### Brief
Give an exact copy of every line, leaving images out.

### Data extract

++++

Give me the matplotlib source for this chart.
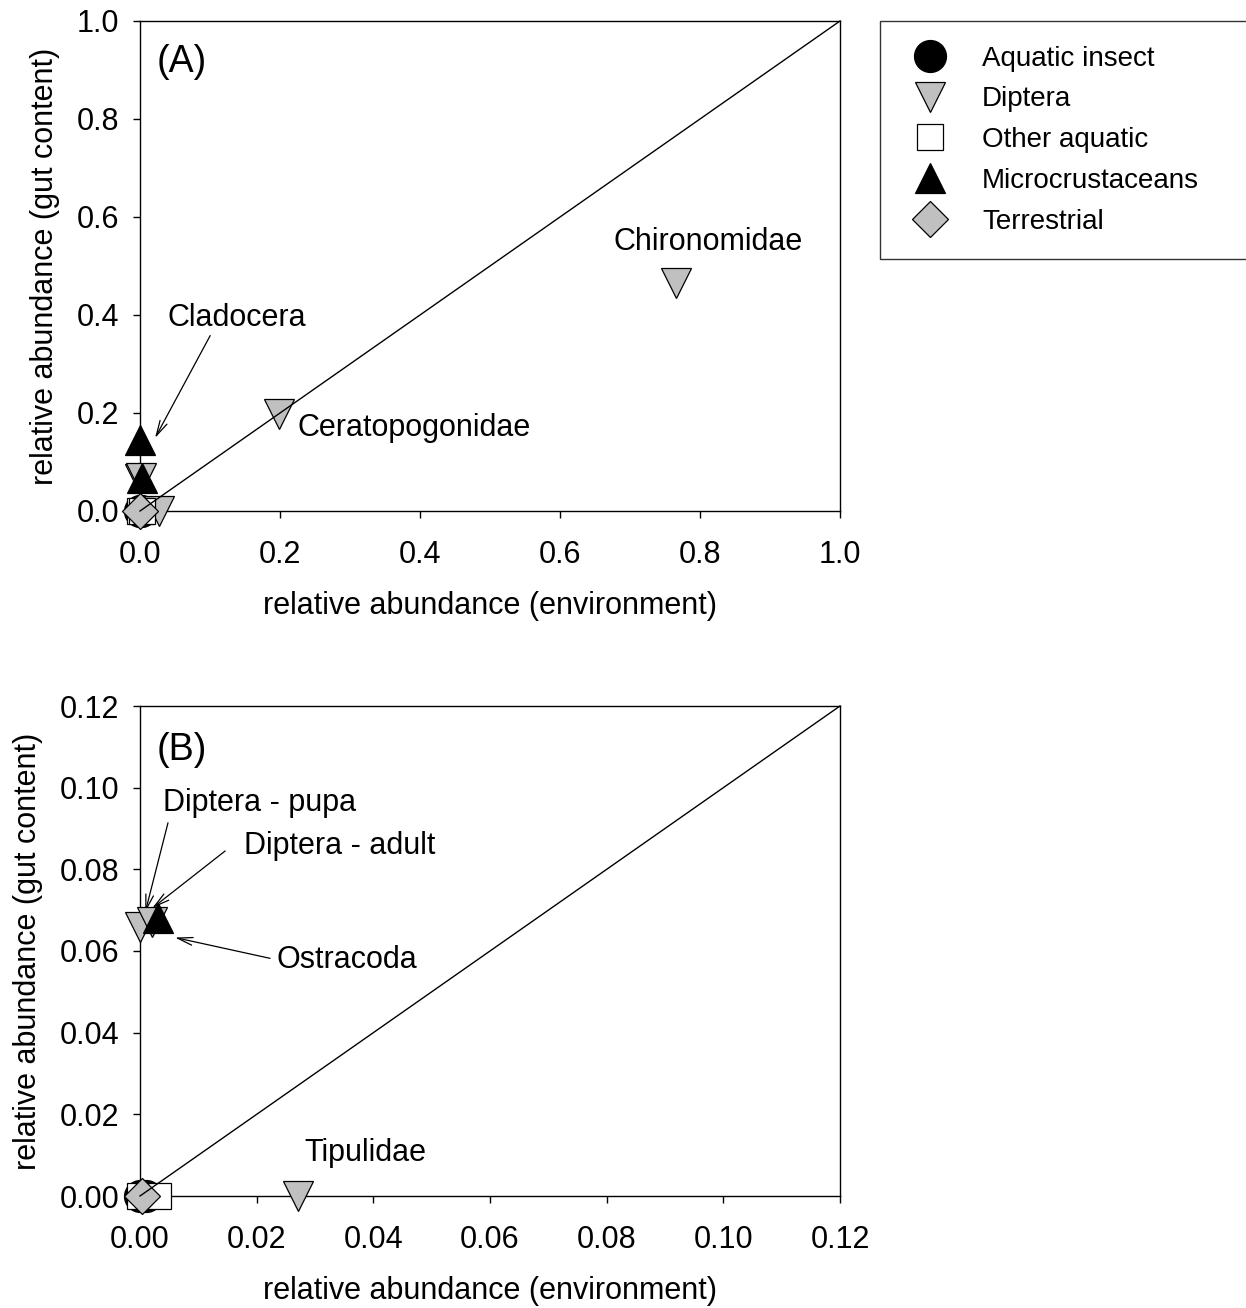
import numpy as np
import matplotlib
matplotlib.use('Agg')
import matplotlib.pyplot as plt
from matplotlib.lines import Line2D

plt.rcParams['font.family'] = ['Liberation Sans', 'DejaVu Sans']

# prey groups: (environment, gut content)
aquatic_env = [0.0, 0.001]
aquatic_gut = [0.0, 0.0]
diptera_env = [0.765, 0.199, 0.0, 0.002, 0.027]
diptera_gut = [0.465, 0.197, 0.066, 0.067, 0.0]
other_env = [0.0, 0.003]
other_gut = [0.0, 0.0]
micro_env = [0.0, 0.003]
micro_gut = [0.145, 0.068]
terr_env = [0.0003]
terr_gut = [0.0]

gray = '#c0c0c0'
styles = [
    ('Aquatic insect', aquatic_env, aquatic_gut, 'o', 'black', 23),
    ('Diptera', diptera_env, diptera_gut, 'v', gray, 21),
    ('Other aquatic', other_env, other_gut, 's', 'white', 19),
    ('Microcrustaceans', micro_env, micro_gut, '^', 'black', 21.5),
    ('Terrestrial', terr_env, terr_gut, 'D', gray, 18),
]

fig = plt.figure(figsize=(12.46, 13.08), dpi=100)
W, H = 1246, 1308
axA = fig.add_axes([140 / W, 1 - 511 / H, 700 / W, 490 / H])
axB = fig.add_axes([140 / W, 1 - 1196 / H, 700 / W, 490 / H])

fs = 22
arrow = dict(arrowstyle='->,head_length=1.1,head_width=0.28', color='black', lw=0.9,
             shrinkA=0, shrinkB=0)


def draw(ax, lim, ticks, fmt):
    # squares and circles first, diamond on top of them
    order = [0, 2, 1, 3, 4]
    for i in order:
        lab, xs, ys, m, fc, ms = styles[i]
        xs = np.asarray(xs)
        ys = np.asarray(ys)
        keep = (xs <= lim * 1.01) & (ys <= lim * 1.01)
        ax.plot(xs[keep], ys[keep], linestyle='none', marker=m, markerfacecolor=fc,
                markeredgecolor='black', markeredgewidth=0.9, markersize=ms,
                clip_on=False, zorder=3 + i * 0.1)
    ax.plot([0, lim], [0, lim], color='black', lw=1.0, zorder=5, clip_on=False)
    ax.set_xlim(0, lim)
    ax.set_ylim(0, lim)
    ax.set_xticks(ticks)
    ax.set_yticks(ticks)
    ax.set_xticklabels([fmt.format(t) for t in ticks])
    ax.set_yticklabels([fmt.format(t) for t in ticks])
    ax.tick_params(direction='out', length=5, width=1, labelsize=fs, pad=10)
    ax.tick_params(axis='x', pad=16)
    for s in ax.spines.values():
        s.set_linewidth(1.0)
    ax.set_xlabel('relative abundance (environment)', fontsize=fs, labelpad=15)
    ax.set_ylabel('relative abundance (gut content)', fontsize=fs, labelpad=12)


draw(axA, 1.0, np.arange(0, 1.01, 0.2), '{:.1f}')
draw(axB, 0.12, np.arange(0, 0.121, 0.02), '{:.2f}')

axA.text(0.024, 1 - 41 / 490, '(A)', transform=axA.transAxes, fontsize=27, va='center')
axB.text(0.024, 1 - 44 / 490, '(B)', transform=axB.transAxes, fontsize=27, va='center')

axA.text(0.811, 0.55, 'Chironomidae', fontsize=fs, ha='center', va='center')
axA.text(0.3914, 0.169, 'Ceratopogonidae', fontsize=fs, ha='center', va='center')
axA.text(0.1386, 0.393, 'Cladocera', fontsize=fs, ha='center', va='center')
axA.annotate('', xy=(0.0215, 0.149), xytext=(0.1003, 0.358), arrowprops=arrow)

axB.text(0.0205, 0.0963, 'Diptera - pupa', fontsize=fs, ha='center', va='center')
axB.text(0.0342, 0.0858, 'Diptera - adult', fontsize=fs, ha='center', va='center')
axB.text(0.0354, 0.0579, 'Ostracoda', fontsize=fs, ha='center', va='center')
axB.text(0.0387, 0.0105, 'Tipulidae', fontsize=fs, ha='center', va='center')
axB.annotate('', xy=(0.0009, 0.0695), xytext=(0.0048, 0.0914), arrowprops=arrow)
axB.annotate('', xy=(0.0021, 0.0705), xytext=(0.0146, 0.0845), arrowprops=arrow)
axB.annotate('', xy=(0.006, 0.0633), xytext=(0.0223, 0.0582), arrowprops=arrow)

handles = [Line2D([], [], linestyle='none', marker=m, markerfacecolor=fc,
                  markeredgecolor='black', markeredgewidth=0.9, markersize=ms)
           for lab, xs, ys, m, fc, ms in styles]
labels = [s[0] for s in styles]
leg = fig.legend(handles, labels, loc='upper left',
                 bbox_to_anchor=(880 / W, 1 - 21 / H - 0.01, 380 / W, 0.01), mode='expand',
                 fontsize=20, frameon=True, fancybox=False, edgecolor='black',
                 borderpad=0.89, labelspacing=0.53, handlelength=1.82,
                 handletextpad=0.96, borderaxespad=0, numpoints=1)
leg.get_frame().set_linewidth(1.0)

fig.savefig('out.png', dpi=100)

++++

### Task response
Give me the matplotlib source for this chart.
import numpy as np
import matplotlib
matplotlib.use('Agg')
import matplotlib.pyplot as plt
from matplotlib.lines import Line2D

plt.rcParams['font.family'] = ['Liberation Sans', 'DejaVu Sans']

# prey groups: (environment, gut content)
aquatic_env = [0.0, 0.001]
aquatic_gut = [0.0, 0.0]
diptera_env = [0.765, 0.199, 0.0, 0.002, 0.027]
diptera_gut = [0.465, 0.197, 0.066, 0.067, 0.0]
other_env = [0.0, 0.003]
other_gut = [0.0, 0.0]
micro_env = [0.0, 0.003]
micro_gut = [0.145, 0.068]
terr_env = [0.0003]
terr_gut = [0.0]

gray = '#c0c0c0'
styles = [
    ('Aquatic insect', aquatic_env, aquatic_gut, 'o', 'black', 23),
    ('Diptera', diptera_env, diptera_gut, 'v', gray, 21),
    ('Other aquatic', other_env, other_gut, 's', 'white', 19),
    ('Microcrustaceans', micro_env, micro_gut, '^', 'black', 21.5),
    ('Terrestrial', terr_env, terr_gut, 'D', gray, 18),
]

fig = plt.figure(figsize=(12.46, 13.08), dpi=100)
W, H = 1246, 1308
axA = fig.add_axes([140 / W, 1 - 511 / H, 700 / W, 490 / H])
axB = fig.add_axes([140 / W, 1 - 1196 / H, 700 / W, 490 / H])

fs = 22
arrow = dict(arrowstyle='->,head_length=1.1,head_width=0.28', color='black', lw=0.9,
             shrinkA=0, shrinkB=0)


def draw(ax, lim, ticks, fmt):
    # squares and circles first, diamond on top of them
    order = [0, 2, 1, 3, 4]
    for i in order:
        lab, xs, ys, m, fc, ms = styles[i]
        xs = np.asarray(xs)
        ys = np.asarray(ys)
        keep = (xs <= lim * 1.01) & (ys <= lim * 1.01)
        ax.plot(xs[keep], ys[keep], linestyle='none', marker=m, markerfacecolor=fc,
                markeredgecolor='black', markeredgewidth=0.9, markersize=ms,
                clip_on=False, zorder=3 + i * 0.1)
    ax.plot([0, lim], [0, lim], color='black', lw=1.0, zorder=5, clip_on=False)
    ax.set_xlim(0, lim)
    ax.set_ylim(0, lim)
    ax.set_xticks(ticks)
    ax.set_yticks(ticks)
    ax.set_xticklabels([fmt.format(t) for t in ticks])
    ax.set_yticklabels([fmt.format(t) for t in ticks])
    ax.tick_params(direction='out', length=5, width=1, labelsize=fs, pad=10)
    ax.tick_params(axis='x', pad=16)
    for s in ax.spines.values():
        s.set_linewidth(1.0)
    ax.set_xlabel('relative abundance (environment)', fontsize=fs, labelpad=15)
    ax.set_ylabel('relative abundance (gut content)', fontsize=fs, labelpad=12)


draw(axA, 1.0, np.arange(0, 1.01, 0.2), '{:.1f}')
draw(axB, 0.12, np.arange(0, 0.121, 0.02), '{:.2f}')

axA.text(0.024, 1 - 41 / 490, '(A)', transform=axA.transAxes, fontsize=27, va='center')
axB.text(0.024, 1 - 44 / 490, '(B)', transform=axB.transAxes, fontsize=27, va='center')

axA.text(0.811, 0.55, 'Chironomidae', fontsize=fs, ha='center', va='center')
axA.text(0.3914, 0.169, 'Ceratopogonidae', fontsize=fs, ha='center', va='center')
axA.text(0.1386, 0.393, 'Cladocera', fontsize=fs, ha='center', va='center')
axA.annotate('', xy=(0.0215, 0.149), xytext=(0.1003, 0.358), arrowprops=arrow)

axB.text(0.0205, 0.0963, 'Diptera - pupa', fontsize=fs, ha='center', va='center')
axB.text(0.0342, 0.0858, 'Diptera - adult', fontsize=fs, ha='center', va='center')
axB.text(0.0354, 0.0579, 'Ostracoda', fontsize=fs, ha='center', va='center')
axB.text(0.0387, 0.0105, 'Tipulidae', fontsize=fs, ha='center', va='center')
axB.annotate('', xy=(0.0009, 0.0695), xytext=(0.0048, 0.0914), arrowprops=arrow)
axB.annotate('', xy=(0.0021, 0.0705), xytext=(0.0146, 0.0845), arrowprops=arrow)
axB.annotate('', xy=(0.006, 0.0633), xytext=(0.0223, 0.0582), arrowprops=arrow)

handles = [Line2D([], [], linestyle='none', marker=m, markerfacecolor=fc,
                  markeredgecolor='black', markeredgewidth=0.9, markersize=ms)
           for lab, xs, ys, m, fc, ms in styles]
labels = [s[0] for s in styles]
leg = fig.legend(handles, labels, loc='upper left',
                 bbox_to_anchor=(880 / W, 1 - 21 / H - 0.01, 380 / W, 0.01), mode='expand',
                 fontsize=20, frameon=True, fancybox=False, edgecolor='black',
                 borderpad=0.89, labelspacing=0.53, handlelength=1.82,
                 handletextpad=0.96, borderaxespad=0, numpoints=1)
leg.get_frame().set_linewidth(1.0)

fig.savefig('out.png', dpi=100)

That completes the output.